March 1973. Sun Valley, Idaho. I was three and a half. My first placeable memories are from this spring break trip with my family and I remember SO MUCH about it, I suppose because it was outside of the rhythm of everyday life. My grandma,
"Nana", came along to spend the days with me while my parents and older brothers skied. I skied for the first time here, as well, and there's a great family movie my brothers made called "Nana Goes Skiing" from that trip, too. AND I remember those flowery stripey pants so very well, too. HOW I LOVED THEM. I wore them until there were holes in the knees and then my mom cut them off and made them into shorts (more on that in another post, maybe tomorrow.) Those reindeer fur boots from Norway? I still have them and both of our boys wore them, too.

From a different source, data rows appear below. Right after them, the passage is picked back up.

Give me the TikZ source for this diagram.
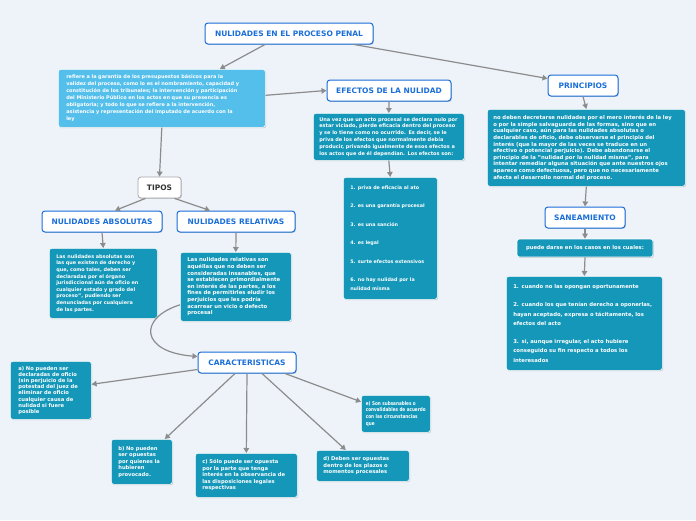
\documentclass[tikz,border=0pt]{standalone}
\usepackage{fontspec}
\usepackage{graphicx}
\setmainfont{DejaVu Sans}
\usetikzlibrary{arrows.meta,shadows}
\definecolor{bg}{HTML}{EEF2F9}
\definecolor{ttl}{HTML}{1A6ED8}
\definecolor{lb}{HTML}{55BFEB}
\definecolor{tl}{HTML}{1497B8}
\definecolor{ar}{HTML}{8C8C8C}
\tikzset{
  shd/.style={drop shadow={shadow xshift=0.8pt,shadow yshift=-0.9pt,opacity=0.3,fill=black!60}},
  ttlbox/.style={draw=ttl,line width=1pt,fill=white,rounded corners=3pt,shd,
    font=\fontsize{7.5}{8}\selectfont\bfseries,text=ttl,inner xsep=4pt,minimum height=21pt},
  tipbox/.style={ttlbox,draw=black!35,text=black!80,line width=0.8pt},
  tbox/.style={fill=tl,draw=white,line width=0.6pt,rounded corners=2.5pt,shd,text=white,
    font=\fontsize{4.9}{6.6}\selectfont\bfseries,align=left,anchor=north west,
    inner xsep=7pt,inner ysep=3pt},
  cbox/.style={tbox,font=\fontsize{5.2}{6.5}\selectfont\bfseries},
  lbox/.style={tbox,fill=lb,font=\fontsize{4.95}{7}\selectfont\bfseries},
  arr/.style={draw=ar,line width=1.2pt,-{Triangle[width=5.5pt,length=5pt]}},
}
\begin{document}
\begin{tikzpicture}[x=1pt,y=-1pt]
\fill[bg] (0,0) rectangle (696,520);
\useasboundingbox (0,0) rectangle (696,520);

% title nodes
\node[ttlbox,minimum width=168pt] (title) at (289,33.5) {NULIDADES EN EL PROCESO PENAL};
\node[ttlbox,minimum width=124pt] (efe) at (389,90.5) {EFECTOS DE LA NULIDAD};
\node[ttlbox,minimum width=70pt] (princ) at (583,85.5) {PRINCIPIOS};
\node[ttlbox,minimum width=80pt] (san) at (585,217.5) {SANEAMIENTO};
\node[tipbox,minimum width=43pt] (tipos) at (159.5,187.5) {TIPOS};
\node[ttlbox,minimum width=120pt] (abs) at (102,221.5) {NULIDADES ABSOLUTAS};
\node[ttlbox,minimum width=118pt] (rel) at (236,221.5) {NULIDADES RELATIVAS};
\node[ttlbox,minimum width=98pt] (car) at (247,362.5) {CARACTERISTICAS};

% text boxes
\node[lbox,inner xsep=8pt,text width=191pt,minimum height=58pt] (lbx) at (58,69)
{refiere a la garantía de los presupuestos básicos para la\\
validez del proceso, como lo es el nombramiento, capacidad y\\
constitución de los tribunales; la intervención y participación\\
del Ministerio Público en los actos en que su presencia es\\
obligatoria; y todo lo que se refiere a la intervención,\\
asistencia y representación del imputado de acuerdo con la\\
ley};

\node[tbox,font=\fontsize{5}{6.8}\selectfont\bfseries,text width=139pt,inner xsep=6pt,minimum height=47pt] (efet) at (313,113)
{Una vez que un acto procesal se declara nulo por\\
estar viciado, pierde eficacia dentro del proceso\\
y se lo tiene como no ocurrido. Es decir, se le\\
priva de los efectos que normalmente debía\\
producir, privando igualmente de esos efectos a\\
los actos que de él dependían. Los efectos son:};

\node[tbox,font=\fontsize{4.8}{9.2}\selectfont\bfseries,text width=80pt,minimum height=122pt] (efel) at (343,177)
{1. priva de eficacia al ato\\[9.2pt]
2. es una garantía procesal\\[9.2pt]
3. es una sanción\\[9.2pt]
4. es legal\\[9.2pt]
5. surte efectos extensivos\\[9.2pt]
6. no hay nulidad por la\\
nulidad misma};

\node[tbox,font=\fontsize{5.3}{6.6}\selectfont\bfseries,inner xsep=6pt,text width=186pt,minimum height=77pt] (prt) at (487,109)
{no deben decretarse nulidades por el mero interés de la ley\\
o por la simple salvaguarda de las formas, sino que en\\
cualquier caso, aún para las nulidades absolutas o\\
declarables de oficio, debe observarse el principio del\\
interés (que la mayor de las veces se traduce en un\\
efectivo o potencial perjuicio). Debe abandonarse el\\
principio de la "nulidad por la nulidad misma", para\\
intentar remediar alguna situación que ante nuestros ojos\\
aparece como defectuosa, pero que no necesariamente\\
afecta el desarrollo normal del proceso.};

\node[tbox,font=\fontsize{5.3}{6.6}\selectfont\bfseries,anchor=center,align=center,minimum width=136pt,minimum height=18pt] (pue) at (585,248)
{puede darse en los casos en los cuales:};

\node[tbox,font=\fontsize{5.3}{9.2}\selectfont\bfseries,text width=142pt,minimum height=94pt] (sanl) at (506,276)
{1. cuando no las opongan oportunamente\\[9.2pt]
2. cuando los que tenían derecho a oponerlas,\\
hayan aceptado, expresa o tácitamente, los\\
efectos del acto\\[9.2pt]
3. si, aunque irregular, el acto hubiere\\
conseguido su fin respecto a todos los\\
interesados};

\node[tbox,text width=94pt,minimum height=70pt] (abst) at (49,248)
{Las nulidades absolutas son\\
las que existen de derecho y\\
que, como tales, deben ser\\
declaradas por el órgano\\
jurisdiccional aún de oficio en\\
cualquier estado y grado del\\
proceso", pudiendo ser\\
denunciadas por cualquiera\\
de las partes.};

\node[tbox,font=\fontsize{5.3}{6.6}\selectfont\bfseries,text width=97pt,minimum height=69pt] (relt) at (180,252)
{Las nulidades relativas son\\
aquéllas que no deben ser\\
consideradas insanables, que\\
se establecen primordialmente\\
en interés de las partes, a los\\
fines de permitirles eludir los\\
perjuicios que les podría\\
acarrear un vicio o defecto\\
procesal};

\node[cbox,font=\fontsize{5.2}{6.2}\selectfont\bfseries,inner xsep=8pt,text width=65pt,minimum height=58pt] (ca) at (10,361)
{a) No pueden ser\\
declaradas de oficio\\
(sin perjuicio de la\\
potestad del juez de\\
eliminar de oficio\\
cualquier causa de\\
nulidad si fuere\\
posible};

\node[cbox,text width=47pt,minimum height=45pt] (cb) at (111,439)
{b) No pueden\\
ser opuestas\\
por quienes la\\
hubieren\\
provocado.};

\node[cbox,text width=88pt,minimum height=44pt] (cc) at (195,453)
{c) Sólo puede ser opuesta\\
por la parte que tenga\\
interés en la observancia de\\
las disposiciones legales\\
respectivas};

\node[cbox,text width=79pt,minimum height=31pt] (cd) at (316,450)
{d) Deben ser opuestas\\
dentro de los plazos o\\
momentos procesales};

\node[cbox,font=\fontsize{5.2}{6.7}\selectfont\bfseries,inner xsep=3pt,minimum width=69pt,minimum height=37pt] (ce) at (361,395)
{\scalebox{0.8}[1]{\begin{tabular}{@{}l@{}}e) Son subsanables o\\
convalidables de acuerdo\\
con las circunstancias\\
que\end{tabular}}};

% connectors
\draw[arr] ([xshift=-24pt]title.south) -- ([xshift=58pt]lbx.north);
\draw[arr] ([xshift=65pt]title.south) -- ([yshift=7pt]princ.west);
\draw[arr] ([yshift=3pt]lbx.east) -- (efe.west);
\draw[arr] (lbx.south) -- (tipos.north);
\draw[arr] ([xshift=-14pt]tipos.south) -- ([xshift=13pt]abs.north);
\draw[arr] ([xshift=15pt]tipos.south) -- ([xshift=-26pt]rel.north);
\draw[arr] (abs.south) -- (abst.north);
\draw[arr] (rel.south) -- (relt.north);
\draw[arr] (efe.south) -- (efet.north);
\draw[arr] (efet.south) -- (efel.north);
\draw[arr] (princ.south) -- (prt.north);
\draw[arr] (prt.south) -- (san.north);
\draw[arr] (san.south) -- (pue.north);
\draw[arr] (pue.south) -- (sanl.north);
\draw[arr] ([yshift=-18pt]relt.west) .. controls (138,318) and (140,352) .. ([yshift=6pt]car.west);
\draw[arr] ([yshift=-7pt]car.west) -- ([yshift=6pt]ca.east);
\draw[arr] ([xshift=-12pt]car.south) -- ([xshift=23pt]cb.north);
\draw[arr] (car.south) -- (cc.north);
\draw[arr] ([xshift=15pt]car.south) -- ([xshift=-17pt]cd.north);
\draw[arr] ([xshift=38pt]car.south) -- ([yshift=12pt]ce.west);
\end{tikzpicture}
\end{document}
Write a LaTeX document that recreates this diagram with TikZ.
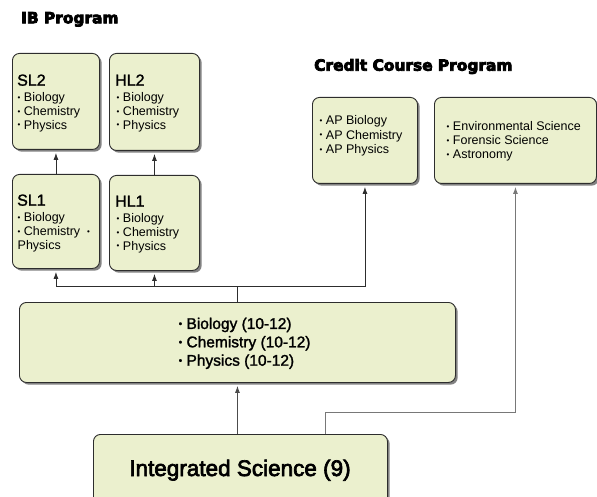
\documentclass[tikz,border=0pt]{standalone}
\usepackage{fontspec}
\setmainfont{Liberation Sans}
\newfontfamily\titlefont{DejaVu Sans Bold}[FakeBold=5]
\newfontfamily\medfont{Liberation Sans}[FakeBold=1.6]
\newfontfamily\intfont{Liberation Sans}[FakeBold=3]
\usetikzlibrary{arrows.meta,shadows}
\definecolor{boxfill}{RGB}{235,240,206}
\definecolor{boxline}{RGB}{45,45,45}
\definecolor{shadowgray}{RGB}{130,130,130}
\definecolor{graylink}{RGB}{120,120,120}
\newcommand\bu{\raisebox{0.11em}{\fontsize{8}{8}\selectfont •}}
\newcommand\bbu{\raisebox{0.12em}{\fontsize{10}{10}\selectfont •}}
\tikzset{
  box/.style={draw=boxline, fill=boxfill, line width=0.9pt, rounded corners=7pt,
    anchor=north west, inner sep=0pt,
    drop shadow={shadow xshift=2.2pt, shadow yshift=-2.2pt, fill=shadowgray, opacity=1}},
  small/.style={inner sep=0pt, anchor=north west, align=left,
    font=\fontsize{12.5}{13.8}\selectfont},
  head/.style={inner sep=0pt, anchor=base west, font=\medfont\fontsize{16}{18}\selectfont},
  mid/.style={inner sep=0pt, anchor=north west, align=left,
    font=\medfont\fontsize{15.5}{18.4}\selectfont},
  ptitle/.style={inner sep=0pt, anchor=base west, font=\titlefont\fontsize{15.4}{18}\selectfont},
  link/.style={draw=boxline, line width=0.8pt},
  glink/.style={draw=graylink, line width=0.9pt},
  arr/.style={link, -{Latex[length=7pt,width=5pt]}, shorten >=3pt},
  garr/.style={glink, -{Latex[length=7pt,width=5pt]}, shorten >=3pt},
}
\begin{document}
\begin{tikzpicture}[x=1pt,y=-1pt]
\useasboundingbox (0,0) rectangle (597,497);

% titles
\node[ptitle] (ibt) at (21,23.3) {IB Program};
\node[ptitle] (cct) at (314,70.7) {Credit Course Program};

% boxes
\node[box, minimum width=87pt, minimum height=96pt] (sl2) at (12,53) {};
\node[box, minimum width=90pt, minimum height=97pt] (hl2) at (109,53) {};
\node[box, minimum width=87pt, minimum height=94pt] (sl1) at (12,174) {};
\node[box, minimum width=90pt, minimum height=95pt] (hl1) at (109,175) {};
\node[box, minimum width=105pt, minimum height=86pt] (ap) at (312,97) {};
\node[box, minimum width=162pt, minimum height=86pt] (env) at (434,97) {};
\node[box, minimum width=436pt, minimum height=80pt] (midb) at (19,302) {};
\node[box, minimum width=294pt, minimum height=80pt] (intb) at (93,434) {};

% texts
\node[head] (sl2h) at (17,85.7) {SL2};
\node[small] (sl2t) at (17.5,92.5) {\bu\ Biology\\\bu\ Chemistry\\\bu\ Physics};
\node[head] (hl2h) at (115,85.7) {HL2};
\node[small] (hl2t) at (116.5,92.5) {\bu\ Biology\\\bu\ Chemistry\\\bu\ Physics};
\node[head] (sl1h) at (17,205.7) {SL1};
\node[small] (sl1t) at (17.5,212.5) {\bu\ Biology\\\bu\ Chemistry\ \ \bu\\Physics};
\node[head] (hl1h) at (115,206.7) {HL1};
\node[small] (hl1t) at (116.5,213.5) {\bu\ Biology\\\bu\ Chemistry\\\bu\ Physics};
\node[small, font=\fontsize{12.5}{14.5}\selectfont] (apt) at (319.5,115.5) {\bu\ AP Biology\\\bu\ AP Chemistry\\\bu\ AP Physics};
\node[small, font=\fontsize{12.5}{14}\selectfont] (envt) at (446.5,121.5) {\bu\ Environmental Science\\\bu\ Forensic Science\\\bu\ Astronomy};
\node[mid] (midt) at (178.5,317.5) {\bbu\ Biology (10-12)\\\bbu\ Chemistry (10-12)\\\bbu\ Physics (10-12)};
\node[inner sep=0pt, anchor=base, font=\intfont\fontsize{22.5}{26}\selectfont] (intt) at (240,476) {Integrated Science (9)};

% connectors
\draw[arr] (sl1.north) -- (sl2.south);
\draw[arr] (hl1.north) -- (hl2.south);
\coordinate (bus) at (midb.north |- 0,286);
\draw[link] (midb.north) -- (bus);
\draw[arr] (bus) -| (sl1.south);
\draw[arr] (bus) -| (hl1.south);
\draw[arr] (bus) -| (ap.south);
\draw[arr, draw=black!70] (intb.north -| midb.south) -- (midb.south);
\coordinate (envstart) at (325,434);
\coordinate (envturn) at (325,412);
\draw[garr] (envstart) -- (envturn) -| (env.south);
\end{tikzpicture}
\end{document}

Is it any wonder I'm attracted to the prints in the quilt from yesterday's post? My family was in no way hippies. They were middle class parents busy raising children, oblivious to much of the counter culture of the late 60's and early 70's. These are the fabrics of my childhood, just the fabrics of the time. Bright, naive, optimistic prints at another time when our country was in the thick of a terrible war, one that I didn't even know had taken place during my own lifetime until I was half way through high school, believe it or not.
I had pants in that Tic-Tac-Toe print and I know there are either pictures or a movie of me wearing them and playing baseball in the backyard but I couldn't find one anywhere. Melody commented yesterday that her grandma had a blouse in that same print and that she herself had a whole wardrobe in the light blue with daisy print!


One more, just because:

Oh, and one more treasure brought back from Seattle:

A binder Nana put together of the pictures I drew for her throughout my early childhood. She put together one of these notebooks for each of her six grandchildren but, being the only grandaughter, mine is flowered. There are also several binders full of my dad and his brother's drawings from when they were young in the 30's and 40's. Yeah. She was one of those grandmas who saved everything. I'm afraid I've inherited the nostalgia gene.
More trips to come down memory lane through the fabrics of my life throughout the next week or so. Sorry. Hang in there. I'd love to hear others' stories and read posts about the fabrics of your childhoods and how they intertwine with your own memories and work their ways (or don't) into your lives now.